WORK REQUIRED:
Output the material beneath this task exactly, images excluded.

* start GIVEN INFORMATION *

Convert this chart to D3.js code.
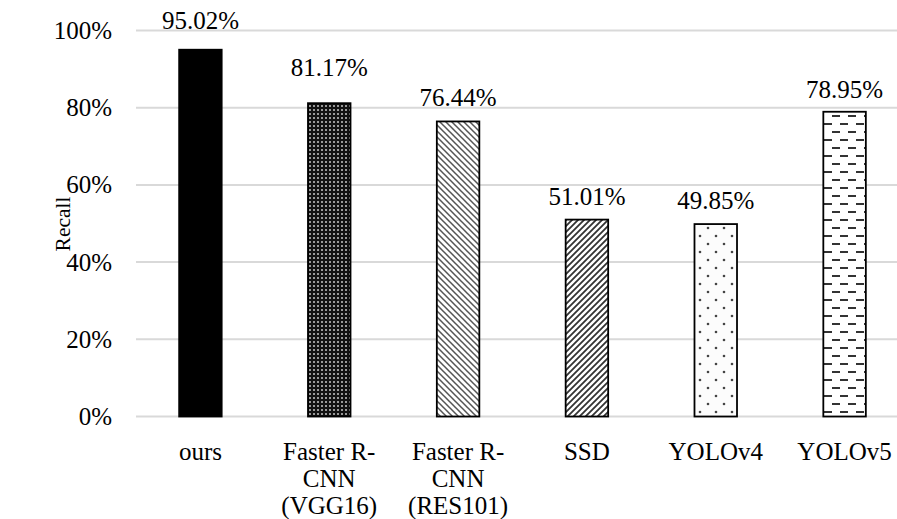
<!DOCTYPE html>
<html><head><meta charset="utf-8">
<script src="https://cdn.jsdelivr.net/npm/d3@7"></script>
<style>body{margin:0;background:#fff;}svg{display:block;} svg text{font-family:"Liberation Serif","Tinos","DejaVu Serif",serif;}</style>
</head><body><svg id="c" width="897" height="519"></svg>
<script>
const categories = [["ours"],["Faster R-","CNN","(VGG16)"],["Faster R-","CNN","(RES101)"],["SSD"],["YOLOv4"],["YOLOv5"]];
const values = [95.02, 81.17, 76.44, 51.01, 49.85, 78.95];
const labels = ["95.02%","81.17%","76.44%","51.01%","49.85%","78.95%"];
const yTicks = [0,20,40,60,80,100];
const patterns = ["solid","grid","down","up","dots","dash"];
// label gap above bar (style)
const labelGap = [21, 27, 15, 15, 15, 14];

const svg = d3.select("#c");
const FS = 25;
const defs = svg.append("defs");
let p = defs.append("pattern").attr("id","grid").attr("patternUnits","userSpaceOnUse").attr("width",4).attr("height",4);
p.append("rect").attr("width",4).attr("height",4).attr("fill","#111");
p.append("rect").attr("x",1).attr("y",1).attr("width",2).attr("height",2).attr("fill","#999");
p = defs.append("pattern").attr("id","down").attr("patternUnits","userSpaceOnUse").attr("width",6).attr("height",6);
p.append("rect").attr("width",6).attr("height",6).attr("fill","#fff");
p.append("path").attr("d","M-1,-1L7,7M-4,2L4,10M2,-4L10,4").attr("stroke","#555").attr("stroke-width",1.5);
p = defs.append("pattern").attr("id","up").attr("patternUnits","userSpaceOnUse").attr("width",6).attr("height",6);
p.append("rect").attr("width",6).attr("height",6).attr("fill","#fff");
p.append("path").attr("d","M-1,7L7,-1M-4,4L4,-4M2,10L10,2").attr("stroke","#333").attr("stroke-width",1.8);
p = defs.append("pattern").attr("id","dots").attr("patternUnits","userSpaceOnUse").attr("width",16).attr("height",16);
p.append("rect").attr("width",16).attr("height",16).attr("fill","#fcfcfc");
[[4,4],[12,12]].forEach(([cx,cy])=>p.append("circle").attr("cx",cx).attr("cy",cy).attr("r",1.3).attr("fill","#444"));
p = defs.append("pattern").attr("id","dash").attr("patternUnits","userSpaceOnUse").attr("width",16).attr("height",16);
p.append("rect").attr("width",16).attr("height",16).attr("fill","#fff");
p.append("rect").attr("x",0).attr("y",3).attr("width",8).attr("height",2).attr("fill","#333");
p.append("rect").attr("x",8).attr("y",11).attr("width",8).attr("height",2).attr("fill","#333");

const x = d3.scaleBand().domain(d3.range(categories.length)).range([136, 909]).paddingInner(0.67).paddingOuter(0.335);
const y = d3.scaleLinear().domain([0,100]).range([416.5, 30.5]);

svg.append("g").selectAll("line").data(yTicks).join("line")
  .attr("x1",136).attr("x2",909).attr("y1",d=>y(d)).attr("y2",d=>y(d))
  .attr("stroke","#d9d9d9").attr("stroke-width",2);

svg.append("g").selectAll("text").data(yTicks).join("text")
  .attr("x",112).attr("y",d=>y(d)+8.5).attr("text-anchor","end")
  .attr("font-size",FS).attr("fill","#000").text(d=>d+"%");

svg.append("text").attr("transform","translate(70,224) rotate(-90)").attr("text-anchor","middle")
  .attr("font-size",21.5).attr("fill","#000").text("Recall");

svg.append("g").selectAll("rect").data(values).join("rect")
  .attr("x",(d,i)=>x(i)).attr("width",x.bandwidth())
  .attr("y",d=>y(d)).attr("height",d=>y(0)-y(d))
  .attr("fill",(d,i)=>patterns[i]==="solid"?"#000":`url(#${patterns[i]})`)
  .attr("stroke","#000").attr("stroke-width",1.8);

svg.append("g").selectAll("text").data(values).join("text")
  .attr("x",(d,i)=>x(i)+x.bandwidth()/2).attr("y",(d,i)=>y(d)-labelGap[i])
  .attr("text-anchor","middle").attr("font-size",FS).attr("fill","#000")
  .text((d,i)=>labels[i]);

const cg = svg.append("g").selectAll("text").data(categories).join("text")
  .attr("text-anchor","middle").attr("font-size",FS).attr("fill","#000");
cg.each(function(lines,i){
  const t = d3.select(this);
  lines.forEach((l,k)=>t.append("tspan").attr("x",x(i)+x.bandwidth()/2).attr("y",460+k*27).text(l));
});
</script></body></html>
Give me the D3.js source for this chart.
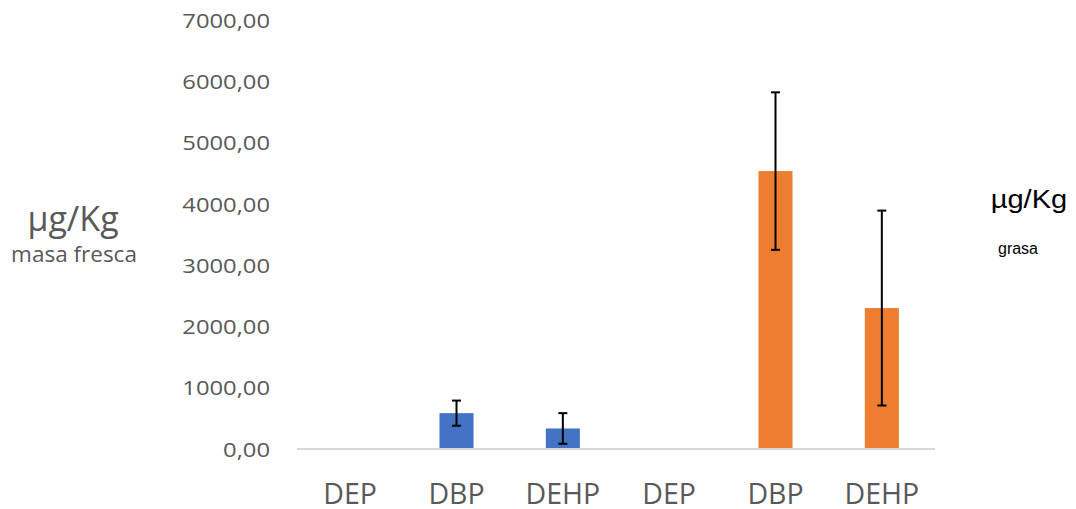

* end GIVEN INFORMATION *

FULL SOLUTION:
Convert this chart to D3.js code.
<!DOCTYPE html>
<html><head><meta charset="utf-8">
<script src="https://cdn.jsdelivr.net/npm/d3@7"></script>
<style>body{margin:0;background:#fff;}svg{display:block;} svg text{font-family:"Liberation Serif","Tinos","DejaVu Serif",serif;}</style>
</head><body><svg id="c" width="897" height="519"></svg>
<script>
const categories = [["ours"],["Faster R-","CNN","(VGG16)"],["Faster R-","CNN","(RES101)"],["SSD"],["YOLOv4"],["YOLOv5"]];
const values = [95.02, 81.17, 76.44, 51.01, 49.85, 78.95];
const labels = ["95.02%","81.17%","76.44%","51.01%","49.85%","78.95%"];
const yTicks = [0,20,40,60,80,100];
const patterns = ["solid","grid","down","up","dots","dash"];
// label gap above bar (style)
const labelGap = [21, 27, 15, 15, 15, 14];

const svg = d3.select("#c");
const FS = 25;
const defs = svg.append("defs");
let p = defs.append("pattern").attr("id","grid").attr("patternUnits","userSpaceOnUse").attr("width",4).attr("height",4);
p.append("rect").attr("width",4).attr("height",4).attr("fill","#111");
p.append("rect").attr("x",1).attr("y",1).attr("width",2).attr("height",2).attr("fill","#999");
p = defs.append("pattern").attr("id","down").attr("patternUnits","userSpaceOnUse").attr("width",6).attr("height",6);
p.append("rect").attr("width",6).attr("height",6).attr("fill","#fff");
p.append("path").attr("d","M-1,-1L7,7M-4,2L4,10M2,-4L10,4").attr("stroke","#555").attr("stroke-width",1.5);
p = defs.append("pattern").attr("id","up").attr("patternUnits","userSpaceOnUse").attr("width",6).attr("height",6);
p.append("rect").attr("width",6).attr("height",6).attr("fill","#fff");
p.append("path").attr("d","M-1,7L7,-1M-4,4L4,-4M2,10L10,2").attr("stroke","#333").attr("stroke-width",1.8);
p = defs.append("pattern").attr("id","dots").attr("patternUnits","userSpaceOnUse").attr("width",16).attr("height",16);
p.append("rect").attr("width",16).attr("height",16).attr("fill","#fcfcfc");
[[4,4],[12,12]].forEach(([cx,cy])=>p.append("circle").attr("cx",cx).attr("cy",cy).attr("r",1.3).attr("fill","#444"));
p = defs.append("pattern").attr("id","dash").attr("patternUnits","userSpaceOnUse").attr("width",16).attr("height",16);
p.append("rect").attr("width",16).attr("height",16).attr("fill","#fff");
p.append("rect").attr("x",0).attr("y",3).attr("width",8).attr("height",2).attr("fill","#333");
p.append("rect").attr("x",8).attr("y",11).attr("width",8).attr("height",2).attr("fill","#333");

const x = d3.scaleBand().domain(d3.range(categories.length)).range([136, 909]).paddingInner(0.67).paddingOuter(0.335);
const y = d3.scaleLinear().domain([0,100]).range([416.5, 30.5]);

svg.append("g").selectAll("line").data(yTicks).join("line")
  .attr("x1",136).attr("x2",909).attr("y1",d=>y(d)).attr("y2",d=>y(d))
  .attr("stroke","#d9d9d9").attr("stroke-width",2);

svg.append("g").selectAll("text").data(yTicks).join("text")
  .attr("x",112).attr("y",d=>y(d)+8.5).attr("text-anchor","end")
  .attr("font-size",FS).attr("fill","#000").text(d=>d+"%");

svg.append("text").attr("transform","translate(70,224) rotate(-90)").attr("text-anchor","middle")
  .attr("font-size",21.5).attr("fill","#000").text("Recall");

svg.append("g").selectAll("rect").data(values).join("rect")
  .attr("x",(d,i)=>x(i)).attr("width",x.bandwidth())
  .attr("y",d=>y(d)).attr("height",d=>y(0)-y(d))
  .attr("fill",(d,i)=>patterns[i]==="solid"?"#000":`url(#${patterns[i]})`)
  .attr("stroke","#000").attr("stroke-width",1.8);

svg.append("g").selectAll("text").data(values).join("text")
  .attr("x",(d,i)=>x(i)+x.bandwidth()/2).attr("y",(d,i)=>y(d)-labelGap[i])
  .attr("text-anchor","middle").attr("font-size",FS).attr("fill","#000")
  .text((d,i)=>labels[i]);

const cg = svg.append("g").selectAll("text").data(categories).join("text")
  .attr("text-anchor","middle").attr("font-size",FS).attr("fill","#000");
cg.each(function(lines,i){
  const t = d3.select(this);
  lines.forEach((l,k)=>t.append("tspan").attr("x",x(i)+x.bandwidth()/2).attr("y",460+k*27).text(l));
});
</script></body></html>
Give me the D3.js source for this chart.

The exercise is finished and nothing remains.